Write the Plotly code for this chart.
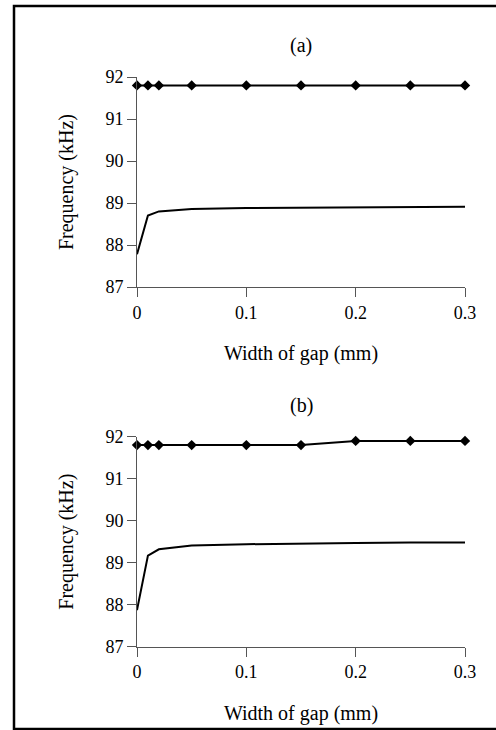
import plotly.graph_objects as go

# Data
gap_mm = [0, 0.01, 0.02, 0.05, 0.1, 0.15, 0.2, 0.25, 0.3]
a_upper = [91.8, 91.8, 91.8, 91.8, 91.8, 91.8, 91.8, 91.8, 91.8]
a_lower = [87.78, 88.7, 88.8, 88.86, 88.88, 88.89, 88.9, 88.91, 88.91]
b_upper = [91.8, 91.8, 91.8, 91.8, 91.8, 91.8, 91.9, 91.9, 91.9]
b_lower = [87.87, 89.17, 89.32, 89.41, 89.44, 89.46, 89.47, 89.48, 89.48]
x_ticks = [0, 0.1, 0.2, 0.3]
x_tick_labels = ["0", "0.1", "0.2", "0.3"]
y_ticks = [87, 88, 89, 90, 91, 92]
panel_labels = ["(a)", "(b)"]

W, H = 496, 730
FONT = "Liberation Serif"
AXC = "#555555"

def py(pix):
    return 1 - pix / H

fig = go.Figure()

panels = [
    ("x", "y", a_upper, a_lower, (py(287), py(77))),
    ("x2", "y2", b_upper, b_lower, (py(646.7), py(436.7))),
]

for xa, ya, up, lo, dom in panels:
    fig.add_trace(go.Scatter(x=gap_mm, y=up, xaxis=xa, yaxis=ya, mode="lines+markers",
                             line=dict(color="black", width=2),
                             marker=dict(symbol="diamond", size=8, color="black"),
                             cliponaxis=False, showlegend=False))
    fig.add_trace(go.Scatter(x=gap_mm, y=lo, xaxis=xa, yaxis=ya, mode="lines",
                             line=dict(color="black", width=2),
                             cliponaxis=False, showlegend=False))

xdom = [137 / W, 465 / W]
axis_common_x = dict(range=[0, 0.3], tickvals=x_ticks, ticktext=x_tick_labels,
                     showgrid=False, zeroline=False, showline=True, linecolor=AXC, linewidth=1,
                     ticks="outside", ticklen=9, tickcolor=AXC, tickwidth=1,
                     tickfont=dict(family=FONT, size=18, color="black"),
                     title=dict(text="Width of gap (mm)", font=dict(family=FONT, size=20, color="black"),
                                standoff=24),
                     automargin=False,
                     domain=xdom)
axis_common_y = dict(range=[87, 92], tickvals=y_ticks, showgrid=False, zeroline=False,
                     showline=True, linecolor=AXC, linewidth=1,
                     ticks="outside", ticklen=9, tickcolor=AXC, tickwidth=1,
                     tickfont=dict(family=FONT, size=18, color="black"),
                     title=dict(text="Frequency (kHz)", font=dict(family=FONT, size=20, color="black"),
                                standoff=26),
                     automargin=False)

fig.update_layout(
    width=W, height=H, margin=dict(l=0, r=0, t=0, b=0),
    paper_bgcolor="white", plot_bgcolor="white",
    xaxis=dict(**axis_common_x, anchor="y"),
    yaxis=dict(**axis_common_y, domain=list(panels[0][4]), anchor="x"),
    xaxis2=dict(**axis_common_x, anchor="y2"),
    yaxis2=dict(**axis_common_y, domain=list(panels[1][4]), anchor="x2"),
)

# panel labels
for lab, ypix in zip(panel_labels, [32, 405]):
    fig.add_annotation(text=lab, x=301 / W, y=py(ypix), xref="paper", yref="paper",
                       showarrow=False, font=dict(family=FONT, size=20, color="black"))

# outer frame
fig.add_shape(type="rect", xref="paper", yref="paper", x0=14 / W, x1=1.02,
              y0=py(729), y1=py(6), line=dict(color="black", width=2.5))

fig.write_html("out.html")
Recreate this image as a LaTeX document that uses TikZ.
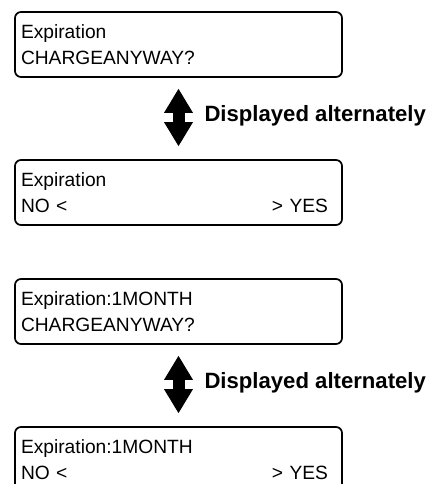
\documentclass[tikz,border=0pt]{standalone}
\usepackage{fontspec}
\setmainfont{Liberation Sans}
\usetikzlibrary{arrows.meta,positioning}

\begin{document}
\begin{tikzpicture}[
  x=0.75pt, y=-0.75pt,
  lcd/.style={rectangle, rounded corners=4.5pt, draw=black, line width=1.3pt,
              minimum width=245.25pt, minimum height=48.75pt, inner xsep=4.5pt,
              text width=236.25pt, align=left, font=\fontsize{14.4}{19.5}\selectfont},
  alt/.style={{Triangle[length=18pt, width=21.75pt, line width=0pt]}-{Triangle[length=18pt, width=21.75pt, line width=0pt]},
              line width=9pt, shorten <=8.25pt, shorten >=9.75pt},
  altlbl/.style={anchor=base west, inner sep=0, xshift=15pt, yshift=-2.4pt,
                 font=\fontsize{16.6}{19}\selectfont\bfseries},
]
\clip (0,0) rectangle (438,484);

\node[lcd] (exp)     at (178.5,44.5)  {Expiration\\CHARGEANYWAY?};
\node[lcd] (expyn)   at (178.5,192.5) {Expiration\\NO <\hfill> YES\kern6pt};
\node[lcd] (exp1m)   at (178.5,311.5) {Expiration:1MONTH\\CHARGEANYWAY?};
\node[lcd] (exp1myn) at (178.5,459.5) {Expiration:1MONTH\\NO <\hfill> YES\kern6pt};

\draw[alt] (exp) -- (expyn) node[altlbl, midway] {Displayed alternately};
\draw[alt] (exp1m) -- (exp1myn) node[altlbl, midway] {Displayed alternately};

\end{tikzpicture}
\end{document}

▸ **WHAT YOU WILL DO**
Leave out all pictures, then copy the remaining material exactly.

▸ **ANSWER TO THE EXERCISE**
Write the Plotly code for this chart.
import plotly.graph_objects as go

# Data
gap_mm = [0, 0.01, 0.02, 0.05, 0.1, 0.15, 0.2, 0.25, 0.3]
a_upper = [91.8, 91.8, 91.8, 91.8, 91.8, 91.8, 91.8, 91.8, 91.8]
a_lower = [87.78, 88.7, 88.8, 88.86, 88.88, 88.89, 88.9, 88.91, 88.91]
b_upper = [91.8, 91.8, 91.8, 91.8, 91.8, 91.8, 91.9, 91.9, 91.9]
b_lower = [87.87, 89.17, 89.32, 89.41, 89.44, 89.46, 89.47, 89.48, 89.48]
x_ticks = [0, 0.1, 0.2, 0.3]
x_tick_labels = ["0", "0.1", "0.2", "0.3"]
y_ticks = [87, 88, 89, 90, 91, 92]
panel_labels = ["(a)", "(b)"]

W, H = 496, 730
FONT = "Liberation Serif"
AXC = "#555555"

def py(pix):
    return 1 - pix / H

fig = go.Figure()

panels = [
    ("x", "y", a_upper, a_lower, (py(287), py(77))),
    ("x2", "y2", b_upper, b_lower, (py(646.7), py(436.7))),
]

for xa, ya, up, lo, dom in panels:
    fig.add_trace(go.Scatter(x=gap_mm, y=up, xaxis=xa, yaxis=ya, mode="lines+markers",
                             line=dict(color="black", width=2),
                             marker=dict(symbol="diamond", size=8, color="black"),
                             cliponaxis=False, showlegend=False))
    fig.add_trace(go.Scatter(x=gap_mm, y=lo, xaxis=xa, yaxis=ya, mode="lines",
                             line=dict(color="black", width=2),
                             cliponaxis=False, showlegend=False))

xdom = [137 / W, 465 / W]
axis_common_x = dict(range=[0, 0.3], tickvals=x_ticks, ticktext=x_tick_labels,
                     showgrid=False, zeroline=False, showline=True, linecolor=AXC, linewidth=1,
                     ticks="outside", ticklen=9, tickcolor=AXC, tickwidth=1,
                     tickfont=dict(family=FONT, size=18, color="black"),
                     title=dict(text="Width of gap (mm)", font=dict(family=FONT, size=20, color="black"),
                                standoff=24),
                     automargin=False,
                     domain=xdom)
axis_common_y = dict(range=[87, 92], tickvals=y_ticks, showgrid=False, zeroline=False,
                     showline=True, linecolor=AXC, linewidth=1,
                     ticks="outside", ticklen=9, tickcolor=AXC, tickwidth=1,
                     tickfont=dict(family=FONT, size=18, color="black"),
                     title=dict(text="Frequency (kHz)", font=dict(family=FONT, size=20, color="black"),
                                standoff=26),
                     automargin=False)

fig.update_layout(
    width=W, height=H, margin=dict(l=0, r=0, t=0, b=0),
    paper_bgcolor="white", plot_bgcolor="white",
    xaxis=dict(**axis_common_x, anchor="y"),
    yaxis=dict(**axis_common_y, domain=list(panels[0][4]), anchor="x"),
    xaxis2=dict(**axis_common_x, anchor="y2"),
    yaxis2=dict(**axis_common_y, domain=list(panels[1][4]), anchor="x2"),
)

# panel labels
for lab, ypix in zip(panel_labels, [32, 405]):
    fig.add_annotation(text=lab, x=301 / W, y=py(ypix), xref="paper", yref="paper",
                       showarrow=False, font=dict(family=FONT, size=20, color="black"))

# outer frame
fig.add_shape(type="rect", xref="paper", yref="paper", x0=14 / W, x1=1.02,
              y0=py(729), y1=py(6), line=dict(color="black", width=2.5))

fig.write_html("out.html")
Recreate this image as a LaTeX document that uses TikZ.
\documentclass[tikz,border=0pt]{standalone}
\usepackage{fontspec}
\setmainfont{Liberation Sans}
\usetikzlibrary{arrows.meta,positioning}

\begin{document}
\begin{tikzpicture}[
  x=0.75pt, y=-0.75pt,
  lcd/.style={rectangle, rounded corners=4.5pt, draw=black, line width=1.3pt,
              minimum width=245.25pt, minimum height=48.75pt, inner xsep=4.5pt,
              text width=236.25pt, align=left, font=\fontsize{14.4}{19.5}\selectfont},
  alt/.style={{Triangle[length=18pt, width=21.75pt, line width=0pt]}-{Triangle[length=18pt, width=21.75pt, line width=0pt]},
              line width=9pt, shorten <=8.25pt, shorten >=9.75pt},
  altlbl/.style={anchor=base west, inner sep=0, xshift=15pt, yshift=-2.4pt,
                 font=\fontsize{16.6}{19}\selectfont\bfseries},
]
\clip (0,0) rectangle (438,484);

\node[lcd] (exp)     at (178.5,44.5)  {Expiration\\CHARGEANYWAY?};
\node[lcd] (expyn)   at (178.5,192.5) {Expiration\\NO <\hfill> YES\kern6pt};
\node[lcd] (exp1m)   at (178.5,311.5) {Expiration:1MONTH\\CHARGEANYWAY?};
\node[lcd] (exp1myn) at (178.5,459.5) {Expiration:1MONTH\\NO <\hfill> YES\kern6pt};

\draw[alt] (exp) -- (expyn) node[altlbl, midway] {Displayed alternately};
\draw[alt] (exp1m) -- (exp1myn) node[altlbl, midway] {Displayed alternately};

\end{tikzpicture}
\end{document}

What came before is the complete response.